▶ To do: Print only the lines from the top of the data through the line with "import plotly.graph_objects as go", both included, skipping every picture.

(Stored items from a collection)
━━━━
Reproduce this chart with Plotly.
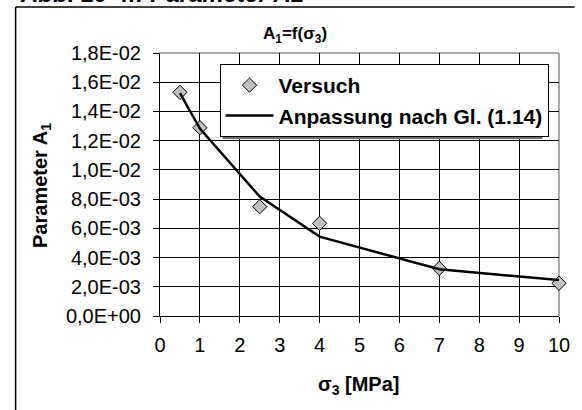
import plotly.graph_objects as go

# ---- data ----
sigma3 = [0.5, 1, 2.5, 4, 7, 10]
a1_versuch = [0.01531, 0.01289, 0.00748, 0.00634, 0.00326, 0.00224]
a1_fit = [0.01525, 0.01283, 0.00817, 0.00543, 0.00320, 0.00246]
y_tickvals = [0, 0.002, 0.004, 0.006, 0.008, 0.010, 0.012, 0.014, 0.016, 0.018]
y_ticktext = ["0,0E+00", "2,0E-03", "4,0E-03", "6,0E-03", "8,0E-03",
              "1,0E-02", "1,2E-02", "1,4E-02", "1,6E-02", "1,8E-02"]
x_tickvals = [0, 1, 2, 3, 4, 5, 6, 7, 8, 9, 10]

FONT = "Liberation Sans, Arial, sans-serif"
W, H = 582, 410
L, R, T, B = 160, 569, 53, 316  # plot area in px


def px(x):
    return (x - L) / (R - L)


def py(y):
    return (B - y) / (B - T)


fig = go.Figure()
fig.add_trace(go.Scatter(
    x=sigma3, y=a1_versuch, mode="markers", name="Versuch",
    legendgroup="a", cliponaxis=False,
    marker=dict(symbol="diamond", size=11, color="#c0c0c0",
                line=dict(color="black", width=1)),
))
fig.add_trace(go.Scatter(
    x=sigma3, y=a1_fit, mode="lines", name="Anpassung nach Gl. (1.14)",
    legendgroup="b", cliponaxis=False,
    line=dict(color="black", width=2.5),
))

shapes = [
    # plot area border (gray, top and right)
    dict(type="line", xref="paper", yref="paper", x0=0, x1=1, y0=1, y1=1,
         line=dict(color="#8c8c8c", width=1.5), layer="between"),
    dict(type="line", xref="paper", yref="paper", x0=1, x1=1, y0=0, y1=1,
         line=dict(color="#8c8c8c", width=1.5), layer="between"),
    # legend shadow
    dict(type="rect", xref="paper", yref="paper", x0=px(224), x1=px(552),
         y0=py(139), y1=py(67), fillcolor="#6e6e6e", line=dict(width=0),
         layer="above"),
    # outer frame (top and left)
    dict(type="line", xref="paper", yref="paper", x0=px(12), x1=px(585),
         y0=py(7), y1=py(7), line=dict(color="black", width=1.5)),
    dict(type="line", xref="paper", yref="paper", x0=px(12), x1=px(12),
         y0=py(7), y1=py(415), line=dict(color="black", width=1.5)),
]

annotations = [
    dict(text="<b><i>Abb. 10-4.: Parameter A1</i></b>", xref="paper", yref="paper",
         x=px(14), y=py(9), xanchor="left", yanchor="bottom", showarrow=False,
         font=dict(family=FONT, size=24, color="black")),
    dict(text="<b>A<sub>1</sub>=f(σ<sub>3</sub>)</b>", xref="paper", yref="paper",
         x=px(298), y=py(35), xanchor="center", yanchor="middle", showarrow=False,
         font=dict(family=FONT, size=17, color="black")),
    dict(text="<b>Parameter A<sub>1</sub></b>", xref="paper", yref="paper",
         x=px(38), y=py(185), xanchor="center", yanchor="middle", showarrow=False,
         textangle=-90, font=dict(family=FONT, size=20, color="black")),
    dict(text="<b>σ<sub>3</sub> [MPa]</b>", xref="paper", yref="paper",
         x=px(363), y=py(385), xanchor="center", yanchor="middle", showarrow=False,
         font=dict(family=FONT, size=20, color="black")),
]

fig.update_layout(
    width=W, height=H,
    margin=dict(l=L, r=W - R, t=T, b=H - B, pad=0),
    paper_bgcolor="white", plot_bgcolor="white",
    font=dict(family=FONT, size=20, color="black"),
    showlegend=True,
    legend=dict(x=px(221), y=py(64), xanchor="left", yanchor="top",
                bgcolor="white", bordercolor="black", borderwidth=1,
                font=dict(family=FONT, size=21, color="black", weight="bold"),
                traceorder="grouped", tracegroupgap=0, itemwidth=48),
    shapes=shapes,
    annotations=annotations,
)
fig.update_xaxes(range=[0, 10], tickvals=x_tickvals, showgrid=True,
                 gridcolor="black", gridwidth=1, zeroline=False,
                 showline=True, linecolor="black", linewidth=1,
                 ticks="outside", ticklen=6, tickcolor="black",
                 ticklabelstandoff=5, tickfont=dict(size=20))
fig.update_yaxes(range=[0, 0.018], tickvals=y_tickvals, ticktext=y_ticktext,
                 showgrid=True, gridcolor="black", gridwidth=1, zeroline=False,
                 showline=True, linecolor="black", linewidth=1,
                 ticks="outside", ticklen=6, tickcolor="black",
                 ticklabelstandoff=8, tickfont=dict(size=20))

fig.write_html("out.html")
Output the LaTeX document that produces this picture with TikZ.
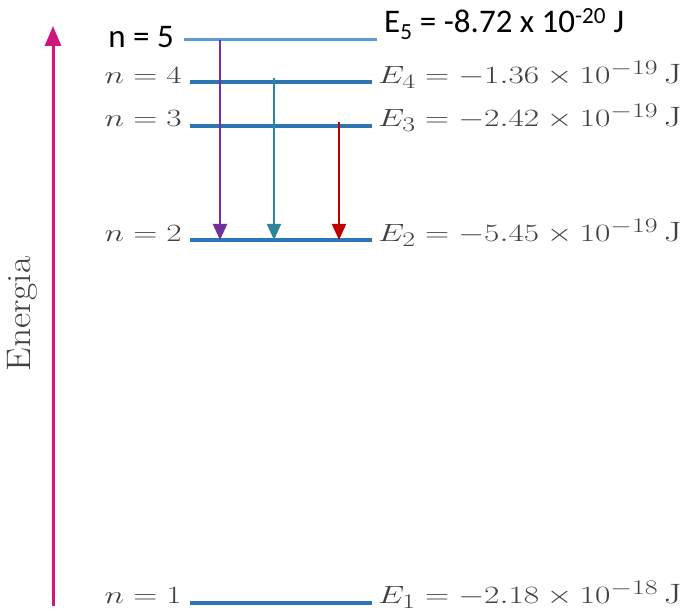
\documentclass[tikz,border=0pt]{standalone}
\usepackage{fontspec}
\newfontfamily\calib{Carlito}
\usetikzlibrary{arrows.meta}
\definecolor{lvl}{HTML}{2E75B6}
\definecolor{lvlfive}{HTML}{5B9BD5}
\definecolor{txtgray}{HTML}{404040}
\definecolor{mag}{HTML}{D0167E}
\definecolor{purp}{HTML}{7030A0}
\definecolor{teal2}{HTML}{31849B}
\definecolor{red2}{HTML}{C00000}
\newcommand{\wide}[1]{\scalebox{1.34}[1]{#1}}
\begin{document}
\begin{tikzpicture}[x=1pt,y=-1pt,
  level/.style={draw=lvl,line width=4pt},
  nlab/.style={anchor=base east,inner sep=0pt,text=txtgray,font=\fontsize{28}{32}\selectfont},
  elab/.style={anchor=base west,inner sep=0pt,text=txtgray,font=\fontsize{28}{32}\selectfont},
  trans/.style={line width=2pt,-{Triangle[width=14pt,length=16pt]}}]
\useasboundingbox (0,0) rectangle (689,612);
% levels
\coordinate (l5a) at (184,40); \coordinate (l5b) at (377,40);
\coordinate (l4a) at (190,82); \coordinate (l4b) at (372,82);
\coordinate (l3a) at (190,126); \coordinate (l3b) at (372,126);
\coordinate (l2a) at (190,240); \coordinate (l2b) at (372,240);
\coordinate (l1a) at (190,603); \coordinate (l1b) at (372,603);
\draw[draw=lvlfive,line width=3pt] (l5a) -- (l5b);
\draw[level] (l4a) -- (l4b);
\draw[level] (l3a) -- (l3b);
\draw[level] (l2a) -- (l2b);
\draw[level] (l1a) -- (l1b);
% labels left
\node[anchor=base east,inner sep=0pt,font=\calib\fontsize{33}{38}\selectfont] (n5) at (174,48) {n = 5};
\node[nlab] (n4) at (182,84) {\wide{$n = 4$}};
\node[nlab] (n3) at (182,127) {\wide{$n = 3$}};
\node[nlab] (n2) at (182,242) {\wide{$n = 2$}};
\node[nlab] (n1) at (182,604) {\wide{$n = 1$}};
% labels right
\node[anchor=base west,inner sep=0pt,font=\calib\fontsize{33}{38}\selectfont] (e5) at (384,33) {E\textsubscript{5} = -8.72 x 10\textsuperscript{-20} J};
\node[elab] (e4) at (378,84) {\wide{$E_4 = -1.36 \times 10^{-19}\,$J}};
\node[elab] (e3) at (378,127) {\wide{$E_3 = -2.42 \times 10^{-19}\,$J}};
\node[elab] (e2) at (378,242) {\wide{$E_2 = -5.45 \times 10^{-19}\,$J}};
\node[elab] (e1) at (378,604) {\wide{$E_1 = -2.18 \times 10^{-18}\,$J}};
% transitions
\coordinate (p5) at (220,40); \coordinate (p2a) at (220,240);
\coordinate (t4) at (274,78); \coordinate (p2b) at (274,240);
\coordinate (r3) at (339,122); \coordinate (p2c) at (339,240);
\draw[trans,purp] (p5) -- (p2a);
\draw[trans,teal2] (t4) -- (p2b);
\draw[trans,red2] (r3) -- (p2c);
% energy axis
\coordinate (ax0) at (53,606); \coordinate (ax1) at (53,26);
\draw[mag,line width=3pt,-{Triangle[width=16pt,length=20pt]}] (ax0) -- (ax1);
\node[rotate=90,inner sep=0pt,text=txtgray,font=\fontsize{34}{38}\selectfont] (en) at (22,314) {\scalebox{1.1}[1]{Energia}};
\end{tikzpicture}
\end{document}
━━━━
▶ Correct answer:
Reproduce this chart with Plotly.
import plotly.graph_objects as go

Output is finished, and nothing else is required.